While there's plenty of other passages of legal language found in these statutes, the other most important piece of information is simply that offices are required by law to keep these records and to keep them maintained and orderly. This prevents offices from being able to 'bury' or misplace information they know is public record and therefore available should anyone come looking. This can help if you experience excessive delaying or wait times for a requested piece of information.
Common Public Records
There are a few types of common records that are requested more often than others (both in Alabama and often in other states as well), so here's a look at how you can get a hold of those.
Vital records are records that include major life events, including but not limited to birth and death certificates. These records are most commonly used in genealogical or family history type research. As with many states, these records can be found within the Department of Public Health in Alabama. In addition to birth and death records, the Department of Public Health also keeps track of marriage and divorce records (also very useful when researching family history topics). While these record types may be technically part of the public record, some are restricted by "confidentiality" stipulations, for example..
Birth certificates in Alabama can only be accessed by the person named on them, parents or legal guardians of the person, their spouse, their children, or some other legally authorized representative. These restrictions stay in place for 125 years from the date of birth. The fee for searching for and for one copy of a certificate is $15, and $6 for additional copies if ordered at the same time.
Death certificates are similarly restricted for 25 years from the date of death. In these cases, anyone who is legally given permission in the deceased's will or who is a family member (extending to grandchildren) can obtain the record. Again, the $15/$6 pricing scheme applies here.
Marriage certificates are unrestricted, meaning that any member of the public can have access to them. If researching family history, it is worth noting that marriage certificates from before 1936 are held in the probate office where that marriage was held. Same pricing.
Divorce certificates are also unrestricted and, like marriage certificates, must be obtained from the local probate's office if prior to a certain date. For divorce records, this is 1950. Same pricing applies.
Other public records in the state of Alabama are not held in a central place, and must be obtained through direct communication with the office of inquiry. For example, those looking for information on an open criminal record should contact the relevant police force, those looking for pay information on elected officials should contact that official's office, and anyone looking for court case transcripts or documents should get a hold of the court house where the case was handled.
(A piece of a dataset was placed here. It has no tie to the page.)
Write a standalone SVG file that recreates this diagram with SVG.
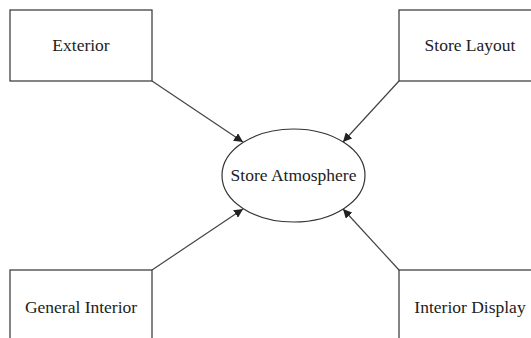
<svg xmlns="http://www.w3.org/2000/svg" width="531" height="338" viewBox="0 0 531 338">
<style>
.box{fill:#fff;stroke:#333;stroke-width:1.2}
.t{font-family:"Liberation Serif","Times New Roman",serif;font-size:17.5px;fill:#222;text-anchor:middle}
.c{stroke:#444;stroke-width:1.2;fill:none;marker-end:url(#ah)}
</style>
<defs>
<marker id="ah" viewBox="0 0 10 10" refX="10" refY="5" markerWidth="9" markerHeight="9" markerUnits="userSpaceOnUse" orient="auto">
<path d="M0,0 L10,5 L0,10 Z" fill="#222"/>
</marker>
</defs>
<rect width="531" height="338" fill="#fff"/>
<g id="connectors">
<line class="c" x1="152" y1="81" x2="243" y2="142"/>
<line class="c" x1="399" y1="81" x2="343" y2="142"/>
<line class="c" x1="152" y1="270" x2="243" y2="209"/>
<line class="c" x1="399" y1="270" x2="343" y2="209"/>
</g>
<g id="exterior">
<rect class="box" x="10" y="10" width="142" height="71"/>
<text class="t" x="81" y="51">Exterior</text>
</g>
<g id="store-layout">
<rect class="box" x="399" y="10" width="140" height="71"/>
<text class="t" x="470" y="51">Store Layout</text>
</g>
<g id="general-interior">
<rect class="box" x="10" y="270" width="142" height="80"/>
<text class="t" x="81" y="313">General Interior</text>
</g>
<g id="interior-display">
<rect class="box" x="399" y="270" width="140" height="80"/>
<text class="t" x="470" y="313">Interior Display</text>
</g>
<g id="store-atmosphere">
<ellipse class="box" cx="293.5" cy="175.5" rx="71.5" ry="46.5"/>
<text class="t" x="293.5" y="181">Store Atmosphere</text>
</g>
</svg>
It can sometimes be challenging to access public records in Alabama. In a recent survey, it was found that only 45% of sheriff's offices and 61% of police departments supplied the public records information requested of them without incident. It is not at all uncommon to find offices which play their cards close to the chest, only offering up records when ordered to by a judge. If this is the case, it is fairly easy to get a judge's order for records in Alabama as long as you can show they are covered in the state code. As long as you are polite and back up your sincere interest in obtaining documents with a knowledge of the law, you shouldn't have any trouble at all.